Previous Relationships. Gunneraceae have often been associated with Haloragaceae (e.g. cronquist 1981), also with an inferior ovary and reduced flowers, but in the latter the stamens are as many as the sepals, and opposite them, the gynoecium is multilocular, with one ovule/loculus, etc. - see Saxifragales. Gunneraceae were included in Saxifraganae: Rosidae by Takhtajan (1997). Fuller and Hickey (2005), examining details of leaf architecture, etc., suggested that Gunneraceae were best associated with the herbaceous Saxifragaceae, but this is probably because of habit/habitat-associated parallelisms.
MYROTHAMNACEAE Niedenzu, nom. cons. Back to Gunnerales
Aromatic-resinous shrubs, resurrection plants; essential oils +, gallotannins, myricetin, dihydro/chalcones +; cork?; vessel elements with reticulate perforations; pith star-shaped/tetragonal; nodes split-lateral; petiole bundle arcuate; individual epidermal cells resiniferous, midrib bundle lacking fibres, palisade tissue 0; plant glabrous; leaves opposite, basally forming a sheath, lamina vernation plicate, secondary veins palmate-flabellate, stipules 2, small, persisting on the petiolar sheath; spikes bracteate, with terminal flowers; staminate flowers: A 3-4, or (3-)4(-8) and connate, anthers valvate basally, connective produced; pollen in tetrads, triporate, intectate, with clavate projections themselves papillate; pistillode 0; carpellate flowers: staminodes 0; G 3-4, only basally connate, with 5 vascular bundles and surface oil cells, the odd member abaxial, styluli short, recurved, stigma decurrent, in two crests; ovules many/carpel, micropyle bistomal; embryo sac bisporic [chalazal dyad], eight-celled [Allium-type]; fruit follicular (and septicidal); exotestal cells with somewhat thickened outer walls; endosperm development?; n = 10.
1[list]/2. Africa and Madagascar (map: from Puff 1978b; Trop.
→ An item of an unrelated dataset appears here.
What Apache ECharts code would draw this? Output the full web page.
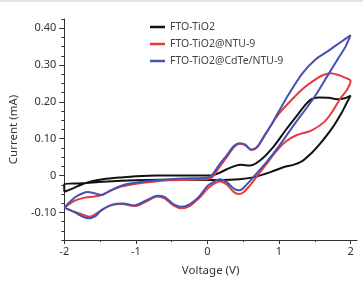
<!DOCTYPE html>
<html>
<head>
<meta charset="utf-8">
<script src="https://cdn.jsdelivr.net/npm/echarts@6/dist/echarts.min.js"></script>
<style>
  html, body { margin: 0; padding: 0; background: #fff; }
  #chart { width: 363px; height: 282px; }
</style>
</head>
<body>
<div id="chart"></div>
<script>
// 各样品循环伏安曲线 (电压 V, 电流 mA)，先正扫后回扫
var seriesNames = ['FTO-TiO2', 'FTO-TiO2@NTU-9', 'FTO-TiO2@CdTe/NTU-9'];

var blackV = [-2, -1.87, -1.74, -1.6, -1.46, -1.2, -1.0, -0.7, -0.36, 0.03, 0.15, 0.27, 0.4, 0.47, 0.59, 0.73, 0.91, 1.1, 1.26, 1.36, 1.45, 1.55, 1.7, 1.81, 1.92, 2.0,
  1.94, 1.88, 1.74, 1.56, 1.45, 1.33, 1.2, 1.07, 0.93, 0.8, 0.64, 0.45, 0.2, 0.0, -0.36, -1.0, -1.46, -1.74, -2.0, -2.0];
var blackI = [-0.044, -0.034, -0.023, -0.015, -0.010, -0.005, -0.002, 0.0, 0.0, 0.0, 0.006, 0.017, 0.027, 0.029, 0.027, 0.040, 0.075, 0.125, 0.165, 0.19, 0.207, 0.212, 0.211, 0.207, 0.210, 0.217,
  0.195, 0.172, 0.128, 0.083, 0.060, 0.040, 0.029, 0.023, 0.013, 0.004, -0.005, -0.010, -0.012, -0.012, -0.011, -0.013, -0.017, -0.021, -0.023, -0.044];

var redV = [-2, -1.85, -1.71, -1.58, -1.48, -1.35, -1.21, -1.02, -0.87, -0.54, -0.2, 0.0, 0.07, 0.15, 0.27, 0.37, 0.45, 0.53, 0.61, 0.69, 0.8, 0.9, 1.0, 1.1, 1.33, 1.51, 1.62, 1.72, 1.83, 1.92, 2.0,
  1.95, 1.86, 1.75, 1.63, 1.45, 1.25, 1.1, 0.96, 0.82, 0.68, 0.58, 0.5, 0.44, 0.37, 0.27, 0.17, 0.08, 0.0, -0.12, -0.25, -0.36, -0.47, -0.6, -0.7, -0.85, -1.02, -1.2, -1.35, -1.48, -1.58, -1.65, -1.72, -1.85, -2.0];
var redI = [-0.087, -0.068, -0.060, -0.057, -0.053, -0.041, -0.030, -0.023, -0.019, -0.013, -0.011, -0.010, -0.004, 0.018, 0.050, 0.077, 0.086, 0.082, 0.070, 0.076, 0.108, 0.140, 0.168, 0.190, 0.235, 0.261, 0.273, 0.278, 0.273, 0.266, 0.257,
  0.233, 0.210, 0.175, 0.145, 0.122, 0.110, 0.093, 0.066, 0.030, -0.005, -0.030, -0.046, -0.050, -0.045, -0.024, -0.016, -0.024, -0.036, -0.062, -0.083, -0.089, -0.082, -0.062, -0.057, -0.070, -0.083, -0.077, -0.081, -0.094, -0.107, -0.112, -0.108, -0.099, -0.087];

var blueV = [-2, -1.85, -1.74, -1.67, -1.58, -1.48, -1.35, -1.16, -0.98, -0.7, -0.36, 0.0, 0.06, 0.15, 0.27, 0.37, 0.45, 0.53, 0.61, 0.69, 0.8, 0.9, 1.0, 1.14, 1.33, 1.51, 1.7, 1.86, 2.0,
  1.93, 1.85, 1.7, 1.49, 1.2, 1.0, 0.82, 0.66, 0.55, 0.45, 0.38, 0.27, 0.17, 0.08, 0.0, -0.12, -0.25, -0.36, -0.47, -0.6, -0.7, -0.85, -1.02, -1.18, -1.33, -1.48, -1.55, -1.65, -1.74, -1.85, -2.0];
var blueI = [-0.087, -0.059, -0.048, -0.045, -0.048, -0.053, -0.040, -0.025, -0.019, -0.013, -0.008, -0.006, 0.0, 0.025, 0.055, 0.080, 0.088, 0.084, 0.070, 0.077, 0.110, 0.140, 0.175, 0.222, 0.278, 0.315, 0.340, 0.362, 0.381,
  0.350, 0.325, 0.278, 0.212, 0.135, 0.080, 0.035, 0.0, -0.024, -0.040, -0.037, -0.018, -0.010, -0.018, -0.028, -0.058, -0.078, -0.085, -0.078, -0.058, -0.055, -0.067, -0.081, -0.076, -0.079, -0.094, -0.108, -0.116, -0.112, -0.100, -0.087];

var xMajorTicks = [-2, -1, 0, 1, 2];
var xMinorTicks = [-1.5, -0.5, 0.5, 1.5];
var yMajorTicks = [-0.1, 0, 0.1, 0.2, 0.3, 0.4];

var fontFamily = '"Noto Sans", sans-serif';
var axisColor = '#333';
var textColor = '#333';

function zip(xs, ys) {
  var out = [];
  for (var i = 0; i < xs.length; i++) {
    out.push([xs[i], ys[i]]);
  }
  return out;
}

var chart = echarts.init(document.getElementById('chart'), null, { renderer: 'canvas' });

var colors = ['#111111', '#e8393d', '#4552b3'];
var loops = [zip(blackV, blackI), zip(redV, redI), zip(blueV, blueI)];

var series = [];
for (var s = 0; s < loops.length; s++) {
  series.push({
    name: seriesNames[s],
    type: 'line',
    data: loops[s],
    symbol: 'none',
    smooth: 0.3,
    smoothMonotone: null,
    lineStyle: { color: colors[s], width: 2 },
    itemStyle: { color: colors[s] }
  });
}

var option = {
  animation: false,
  backgroundColor: '#fff',
  textStyle: { fontFamily: fontFamily },
  graphic: [{
    type: 'rect',
    shape: { x: 0, y: 0, width: 363, height: 2 },
    style: { fill: '#e6e3da' },
    silent: true
  }],
  legend: {
    orient: 'vertical',
    left: 145,
    top: 16,
    icon: 'rect',
    itemWidth: 15,
    itemHeight: 2.5,
    itemGap: 5,
    data: seriesNames,
    textStyle: { color: '#444', fontSize: 10.5, lineHeight: 12, fontFamily: fontFamily }
  },
  grid: { left: 61, right: 6, top: 19, bottom: 38 },
  xAxis: [{
    type: 'value',
    min: -2,
    max: 2.09,
    name: 'Voltage (V)',
    nameLocation: 'middle',
    nameGap: 25,
    nameTextStyle: { color: textColor, fontSize: 11.5 },
    splitLine: { show: false },
    axisLine: { onZero: false, lineStyle: { color: axisColor, width: 1 } },
    axisTick: { customValues: xMajorTicks, length: 4, lineStyle: { color: axisColor } },
    axisLabel: { customValues: xMajorTicks, color: textColor, fontSize: 11, margin: 6 }
  }, {
    type: 'value',
    min: -2,
    max: 2.09,
    position: 'bottom',
    splitLine: { show: false },
    axisLine: { show: false, onZero: false },
    axisTick: { customValues: xMinorTicks, length: 2, lineStyle: { color: axisColor } },
    axisLabel: { show: false }
  }],
  yAxis: [{
    type: 'value',
    min: -0.175,
    max: 0.425,
    name: 'Current (mA)',
    nameLocation: 'middle',
    nameGap: 44,
    nameTextStyle: { color: textColor, fontSize: 11.5 },
    splitLine: { show: false },
    axisLine: { show: true, onZero: false, lineStyle: { color: axisColor, width: 1 } },
    axisTick: { customValues: yMajorTicks, length: 5, lineStyle: { color: axisColor } },
    axisLabel: {
      customValues: yMajorTicks,
      color: textColor,
      fontSize: 11,
      margin: 8,
      formatter: function (v) {
        if (Math.abs(v) < 1e-9) return '0';
        return v.toFixed(2);
      }
    }
  }, {
    type: 'value',
    min: -0.175,
    max: 0.425,
    interval: 0.025,
    position: 'left',
    splitLine: { show: false },
    axisLine: { show: false, onZero: false },
    axisTick: { length: 3, lineStyle: { color: axisColor } },
    axisLabel: { show: false }
  }],
  series: series
};

chart.setOption(option);
</script>
</body>
</html>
Afr. Fl. Pl. Ecol. Distr. 1. 2003). [Photos - Collection]
Evolution. Ecology & Physiology. Myrothamnaceae are resurrection plants. The leaves may appear to dry out completely, but they quickly regain turgor, etc., when conditions improve. Moore et al. (2007) discussed the physiology of Myrothamnus, which shows surprising infraspecific variation; Bianchi et al. (1993) found much glucopyranosyl-ß-glycerol and some trehalose along with the more normal high concentrations of sucrose in the dry leaf (see also Farrant 2000).
Chemistry, Morphology, etc. The stems are narrowly winged and there is no axial parenchyma. There are four veins in the leaf sheaths - two bundles going directly to the midrib, and two commissural veins (Grundell 1933). Since carpellate flowers lack perianth and staminodes, it is not clear if the ovary is inferior. When flowers are terminal - on the main or lateral axes - there are four "Hochblätter" as well as bracts and bracteoles, and the four carpels are opposite the "Hochblätter" (Jäger-Zürn 1966) which might even be interpreted as perianth or tepals (Wanntorp and Ronse De Craene 2005) and so the ovary would be superior; see also Puff (1978a, 1978b). The carpellate flowers have been described as being zygomorphic (Moore et al. 2007).
For more information, see Carlquist (1990a: leaf anatomy) and Kubitzki (1993b: general).
Previous relationships. Myrothamnaceae were included in Hamamelididae by Takhtajan (1997).